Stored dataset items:
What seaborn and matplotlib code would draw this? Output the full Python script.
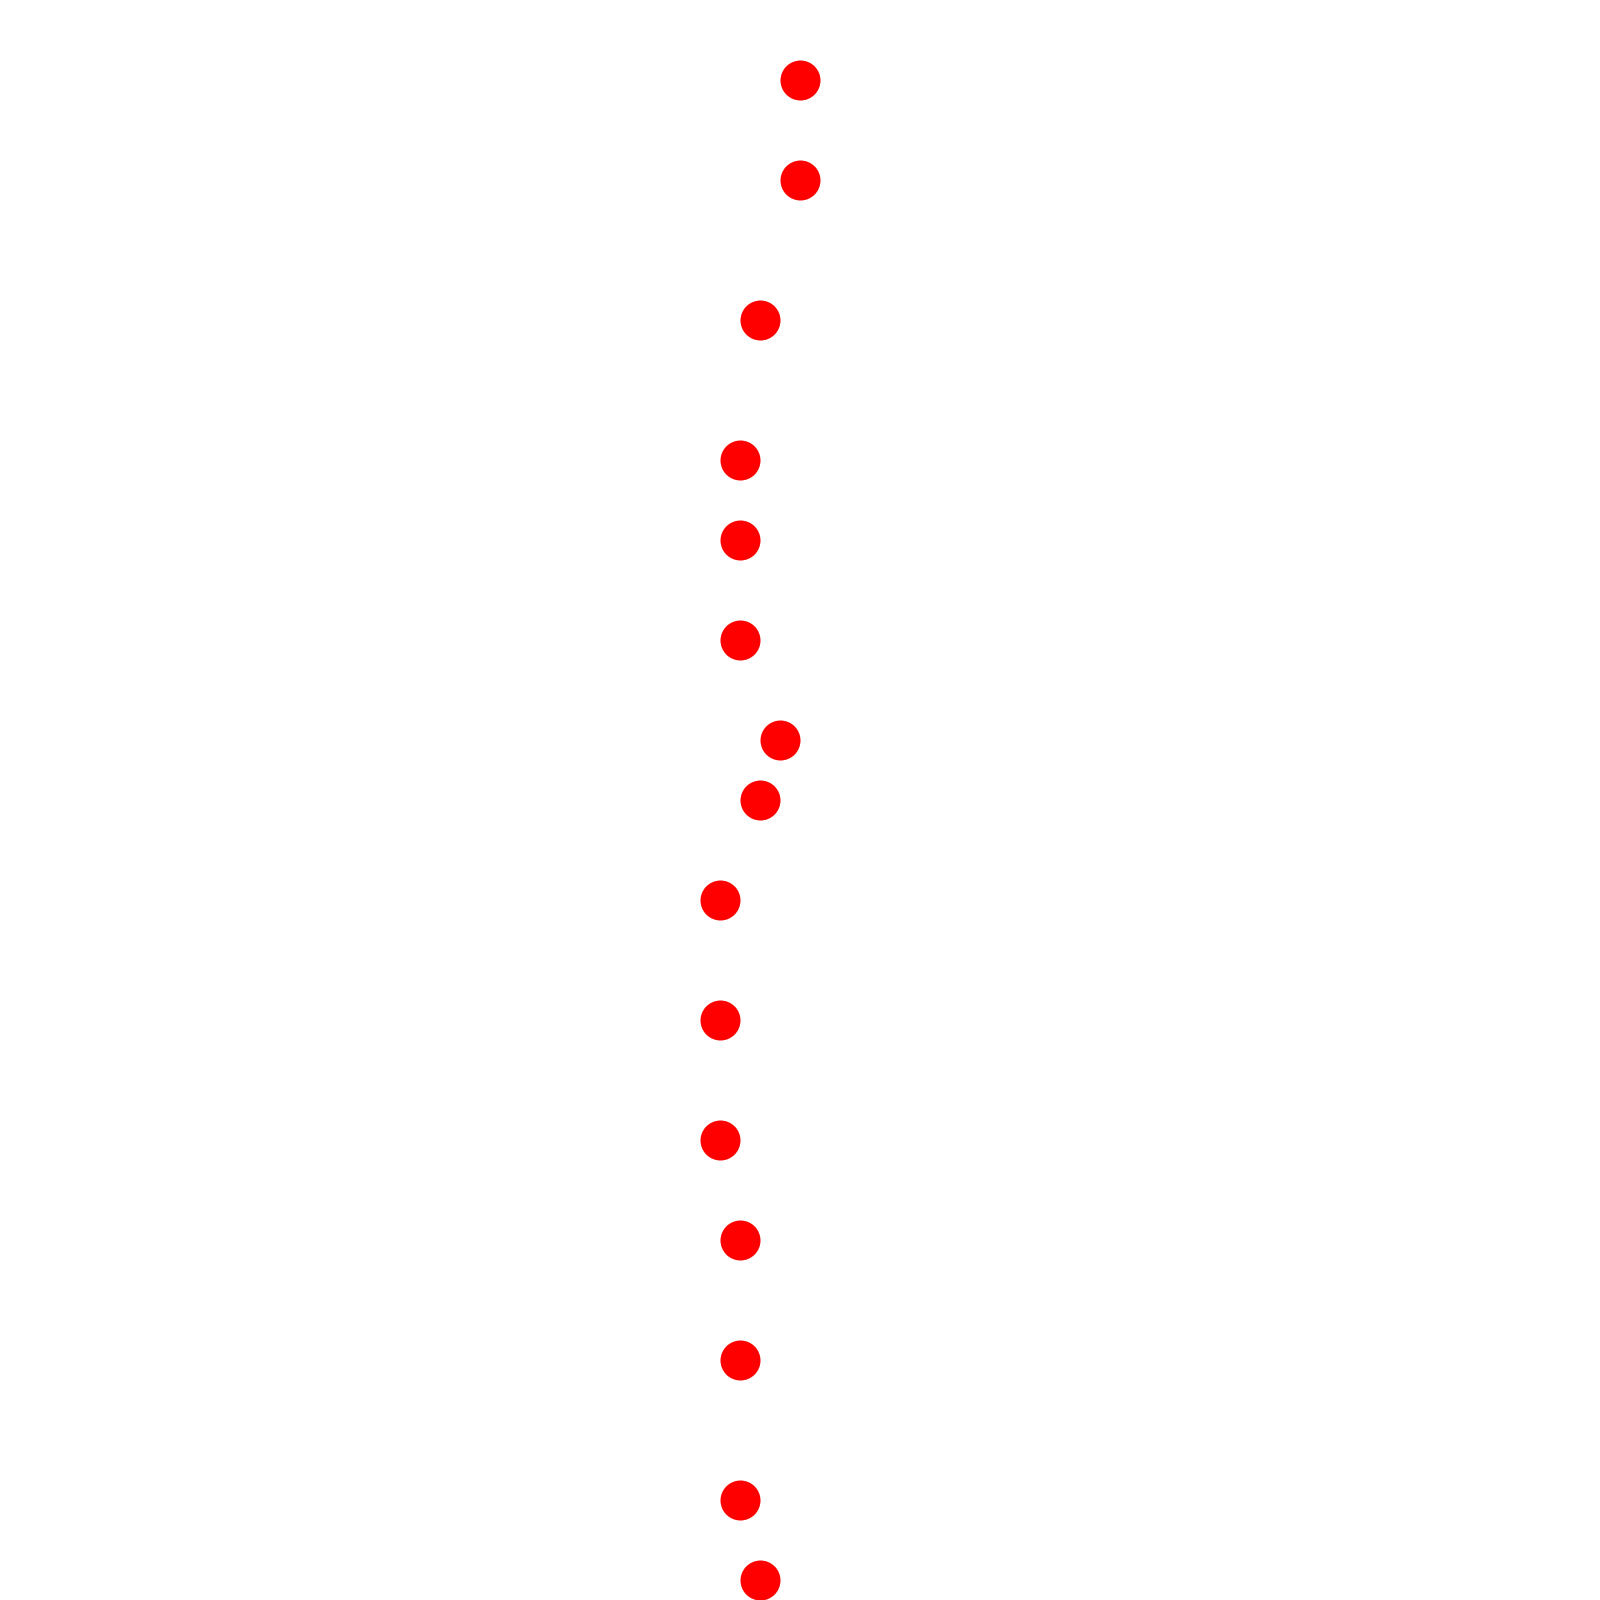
import pandas as pd
import matplotlib
matplotlib.use("Agg")
import matplotlib.pyplot as plt
import seaborn as sns

# posições (eixo y cresce para baixo)
pos_x = [800, 800, 760, 740, 740, 740, 780, 760, 720, 720, 720, 740, 740, 740, 760]
pos_y = [80, 180, 320, 460, 540, 640, 740, 800, 900, 1020, 1140, 1240, 1360, 1500, 1580]

df = pd.DataFrame({"x": pos_x, "y": pos_y})

fig = plt.figure(figsize=(16, 16), dpi=100)
ax = fig.add_axes([0, 0, 1, 1])
# diâmetro ~40 px -> 28.8 pt
sns.scatterplot(x="x", y="y", data=df, ax=ax, color="#ff0000", s=28.8 ** 2,
                linewidth=0, legend=False)
ax.set_xlim(0, 1600)
ax.set_ylim(1600, 0)
ax.axis("off")
fig.savefig("out.png", dpi=100, facecolor="white")
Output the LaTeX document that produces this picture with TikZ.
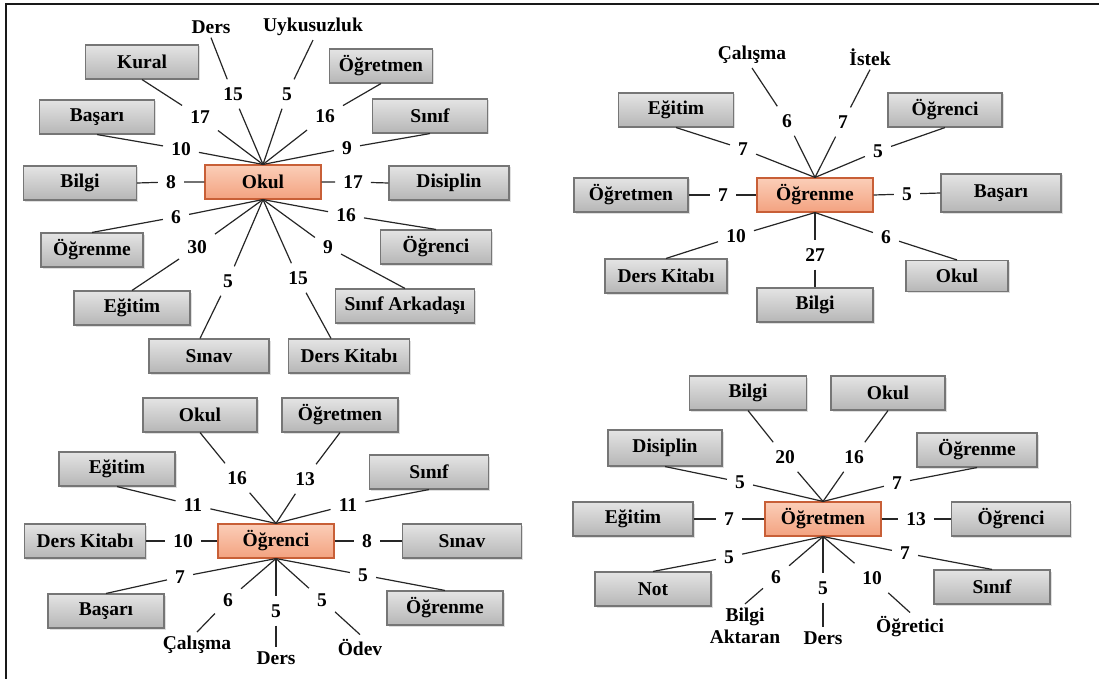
\documentclass[tikz,border=0pt]{standalone}
\usepackage{fontspec}
\setmainfont{Liberation Serif}
\usetikzlibrary{shadows}
\definecolor{hubtop}{RGB}{251,206,184}
\definecolor{hubbot}{RGB}{243,162,128}
\definecolor{hubdraw}{RGB}{200,95,55}
\definecolor{boxtop}{RGB}{228,228,228}
\definecolor{boxbot}{RGB}{182,182,182}
\definecolor{boxdraw}{RGB}{118,118,118}
\begin{document}
\begin{tikzpicture}[x=1pt,y=-1pt,
  every node/.style={font=\fontsize{19.5}{22}\selectfont\bfseries},
  gbox/.style={draw=boxdraw, line width=1.1pt, top color=boxtop, bottom color=boxbot,
    minimum height=34pt, minimum width=115pt, inner sep=2pt,
    drop shadow={shadow xshift=1.5pt,shadow yshift=-1.5pt,opacity=0.25}},
  hbox/.style={draw=hubdraw, line width=1.1pt, top color=hubtop, bottom color=hubbot,
    minimum height=34pt, minimum width=116pt, inner sep=2pt},
  num/.style={inner xsep=8pt, inner ysep=8pt},
  lbl/.style={inner sep=4pt, align=center},
  link/.style={line width=1.2pt, black!85}
]
\useasboundingbox (0,0) rectangle (1099,679);
\draw[line width=2pt, black!90] (6,679) -- (6,4) -- (1099,4);

% ---------------- Panel 1: Okul ----------------
\node[hbox] (okul1) at (263,182) {Okul};
\node[gbox,minimum width=113pt] (kural1) at (142,62) {Kural};
\node[gbox] (basari1) at (97,117) {Başarı};
\node[gbox,minimum width=113pt] (bilgi1) at (80,183) {Bilgi};
\node[gbox,minimum width=102pt] (ogrenme1) at (92,250) {Öğrenme};
\node[gbox,minimum width=116pt] (egitim1) at (132,308) {Eğitim};
\node[gbox,minimum width=120pt] (sinav1) at (209,356) {Sınav};
\node[gbox,minimum width=121pt] (dk1) at (349,356) {Ders Kitabı};
\node[gbox,minimum width=139pt] (sa1) at (405,306) {Sınıf Arkadaşı};
\node[gbox,minimum width=111pt] (ogrenci1) at (436,247) {Öğrenci};
\node[gbox,minimum width=120pt] (disiplin1) at (449,183) {Disiplin};
\node[gbox] (sinif1) at (430,116) {Sınıf};
\node[gbox,minimum width=103pt] (ogretmen1) at (381,66) {Öğretmen};
\node[lbl] (ders1) at (211,27) {Ders};
\node[lbl] (uyku1) at (313,27) {Uykusuzluk};

\node[num] (a1) at (233,94) {15};
\node[num] (a2) at (287,94) {5};
\node[num] (a3) at (200,117) {17};
\node[num] (a4) at (325,116) {16};
\node[num] (a5) at (181,149) {10};
\node[num] (a6) at (347,148) {9};
\node[num] (a7) at (171,182) {8};
\node[num] (a8) at (353,182) {17};
\node[num] (a9) at (176,217) {6};
\node[num] (a10) at (346,215) {16};
\node[num] (a11) at (197,247) {30};
\node[num] (a12) at (328,247) {9};
\node[num] (a13) at (228,281) {5};
\node[num] (a14) at (298,278) {15};

\draw[link] (okul1.north) -- (a1) (a1) -- (ders1.south);
\draw[link] (okul1.north) -- (a2) (a2) -- (uyku1.south);
\draw[link] (okul1.north) -- (a3) (a3) -- (kural1.south);
\draw[link] (okul1.north) -- (a4) (a4) -- (ogretmen1.south);
\draw[link] (okul1.north) -- (a5) (a5) -- (basari1.south);
\draw[link] (okul1.north) -- (a6) (a6) -- (sinif1.south);
\draw[link] (bilgi1.east) -- (a7) (a7) -- (okul1.west);
\draw[link] (okul1.east) -- (a8) (a8) -- (disiplin1.west);
\draw[link] (okul1.south) -- (a9) (a9) -- (ogrenme1.north);
\draw[link] (okul1.south) -- (a10) (a10) -- (ogrenci1.north);
\draw[link] (okul1.south) -- (a11) (a11) -- (egitim1.north);
\draw[link] (okul1.south) -- (a12) (a12) -- (sa1.north);
\draw[link] (okul1.south) -- (a13) (a13) -- ([xshift=-9pt]sinav1.north);
\draw[link] (okul1.south) -- (a14) (a14) -- ([xshift=-18pt]dk1.north);

% ---------------- Panel 2: Ogrenme ----------------
\node[hbox] (ogrenme2) at (815,195) {Öğrenme};
\node[gbox] (egitim2) at (676,110) {Eğitim};
\node[gbox,minimum width=114pt] (ogretmen2) at (631,195) {Öğretmen};
\node[gbox,minimum width=122pt] (dk2) at (666,276) {Ders Kitabı};
\node[gbox,minimum width=116pt] (bilgi2) at (815,305) {Bilgi};
\node[gbox,minimum width=102pt,minimum height=31pt] (okul2) at (957,276) {Okul};
\node[gbox,minimum width=120pt,minimum height=38pt] (basari2) at (1001,193) {Başarı};
\node[gbox,minimum width=114pt] (ogrenci2) at (945,110) {Öğrenci};
\node[lbl] (calisma2) at (752,55) {Çalışma};
\node[lbl] (istek2) at (870,57) {İstek};

\node[num] (b1) at (787,121) {6};
\node[num] (b2) at (843,122) {7};
\node[num] (b3) at (743,149) {7};
\node[num] (b4) at (878,151) {5};
\node[num] (b5) at (723,195) {7};
\node[num] (b6) at (907,194) {5};
\node[num] (b7) at (736,236) {10};
\node[num] (b8) at (815,255) {27};
\node[num] (b9) at (886,237) {6};

\draw[link] (ogrenme2.north) -- (b1) (b1) -- (calisma2.south);
\draw[link] (ogrenme2.north) -- (b2) (b2) -- (istek2.south);
\draw[link] (ogrenme2.north) -- (b3) (b3) -- (egitim2.south);
\draw[link] (ogrenme2.north) -- (b4) (b4) -- (ogrenci2.south);
\draw[link] (ogretmen2.east) -- (b5) (b5) -- (ogrenme2.west);
\draw[link] (ogrenme2.east) -- (b6) (b6) -- (basari2.west);
\draw[link] (ogrenme2.south) -- (b7) (b7) -- (dk2.north);
\draw[link] (ogrenme2.south) -- (b8) (b8) -- (bilgi2.north);
\draw[link] (ogrenme2.south) -- (b9) (b9) -- (okul2.north);

% ---------------- Panel 3: Ogrenci ----------------
\node[hbox] (ogrenci3) at (276,541) {Öğrenci};
\node[gbox,minimum width=114pt] (okul3) at (200,415) {Okul};
\node[gbox,minimum width=116pt] (ogretmen3) at (340,415) {Öğretmen};
\node[gbox,minimum width=116pt] (egitim3) at (117,469) {Eğitim};
\node[gbox,minimum width=119pt] (sinif3) at (429,472) {Sınıf};
\node[gbox,minimum width=121pt] (dk3) at (85,541) {Ders Kitabı};
\node[gbox,minimum width=119pt] (sinav3) at (462,541) {Sınav};
\node[gbox,minimum width=116pt] (basari3) at (106,611) {Başarı};
\node[gbox,minimum width=116pt] (ogrenme3) at (445,608) {Öğrenme};
\node[lbl] (calisma3) at (197,645) {Çalışma};
\node[lbl] (ders3) at (276,658) {Ders};
\node[lbl] (odev3) at (360,647) {Ödev};

\node[num] (c1) at (237,478) {16};
\node[num] (c2) at (305,479) {13};
\node[num] (c3) at (193,505) {11};
\node[num] (c4) at (348,505) {11};
\node[num] (c5) at (183,541) {10};
\node[num] (c6) at (367,541) {8};
\node[num] (c7) at (180,577) {7};
\node[num] (c8) at (363,575) {5};
\node[num] (c9) at (228,600) {6};
\node[num] (c10) at (276,611) {5};
\node[num] (c11) at (322,600) {5};

\draw[link] (ogrenci3.north) -- (c1) (c1) -- (okul3.south);
\draw[link] (ogrenci3.north) -- (c2) (c2) -- (ogretmen3.south);
\draw[link] (ogrenci3.north) -- (c3) (c3) -- (egitim3.south);
\draw[link] (ogrenci3.north) -- (c4) (c4) -- (sinif3.south);
\draw[link] (dk3.east) -- (c5) (c5) -- (ogrenci3.west);
\draw[link] (ogrenci3.east) -- (c6) (c6) -- (sinav3.west);
\draw[link] (ogrenci3.south) -- (c7) (c7) -- (basari3.north);
\draw[link] (ogrenci3.south) -- (c8) (c8) -- (ogrenme3.north);
\draw[link] (ogrenci3.south) -- (c9) (c9) -- (calisma3.north);
\draw[link] (ogrenci3.south) -- (c10) (c10) -- (ders3.north);
\draw[link] (ogrenci3.south) -- (c11) (c11) -- (odev3.north);

% ---------------- Panel 4: Ogretmen ----------------
\node[hbox] (ogretmen4) at (823,519) {Öğretmen};
\node[gbox,minimum width=117pt] (bilgi4) at (748,393) {Bilgi};
\node[gbox,minimum width=114pt] (okul4) at (888,393) {Okul};
\node[gbox,minimum width=114pt,minimum height=36pt] (disiplin4) at (665,448) {Disiplin};
\node[gbox,minimum width=120pt] (ogrenme4) at (977,450) {Öğrenme};
\node[gbox,minimum width=120pt] (egitim4) at (633,519) {Eğitim};
\node[gbox,minimum width=119pt] (ogrenci4) at (1011,519) {Öğrenci};
\node[gbox,minimum width=116pt] (not4) at (653,589) {Not};
\node[gbox,minimum width=116pt] (sinif4) at (992,587) {Sınıf};
\node[lbl] (ba4) at (745,626) {Bilgi\\Aktaran};
\node[lbl] (ders4) at (823,638) {Ders};
\node[lbl] (ogretici4) at (910,627) {Öğretici};

\node[num] (d1) at (785,457) {20};
\node[num] (d2) at (854,457) {16};
\node[num] (d3) at (740,482) {5};
\node[num] (d4) at (897,483) {7};
\node[num] (d5) at (729,519) {7};
\node[num] (d6) at (916,519) {13};
\node[num] (d7) at (729,557) {5};
\node[num] (d8) at (905,553) {7};
\node[num] (d9) at (776,577) {6};
\node[num] (d10) at (823,588) {5};
\node[num] (d11) at (872,578) {10};

\draw[link] (ogretmen4.north) -- (d1) (d1) -- (bilgi4.south);
\draw[link] (ogretmen4.north) -- (d2) (d2) -- (okul4.south);
\draw[link] (ogretmen4.north) -- (d3) (d3) -- (disiplin4.south);
\draw[link] (ogretmen4.north) -- (d4) (d4) -- (ogrenme4.south);
\draw[link] (egitim4.east) -- (d5) (d5) -- (ogretmen4.west);
\draw[link] (ogretmen4.east) -- (d6) (d6) -- (ogrenci4.west);
\draw[link] (ogretmen4.south) -- (d7) (d7) -- (not4.north);
\draw[link] (ogretmen4.south) -- (d8) (d8) -- (sinif4.north);
\draw[link] (ogretmen4.south) -- (d9) (d9) -- (ba4.north);
\draw[link] (ogretmen4.south) -- (d10) (d10) -- (ders4.north);
\draw[link] (ogretmen4.south) -- (d11) (d11) -- (ogretici4.north);
\end{tikzpicture}
\end{document}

▶ WORK INSTRUCTIONS
Repeat only the lines between the top of the entries above and the line containing "1360, 1500, 1580]", both ends included, without the pictures.

▶ REPLY TO THE EXERCISE
What seaborn and matplotlib code would draw this? Output the full Python script.
import pandas as pd
import matplotlib
matplotlib.use("Agg")
import matplotlib.pyplot as plt
import seaborn as sns

# posições (eixo y cresce para baixo)
pos_x = [800, 800, 760, 740, 740, 740, 780, 760, 720, 720, 720, 740, 740, 740, 760]
pos_y = [80, 180, 320, 460, 540, 640, 740, 800, 900, 1020, 1140, 1240, 1360, 1500, 1580]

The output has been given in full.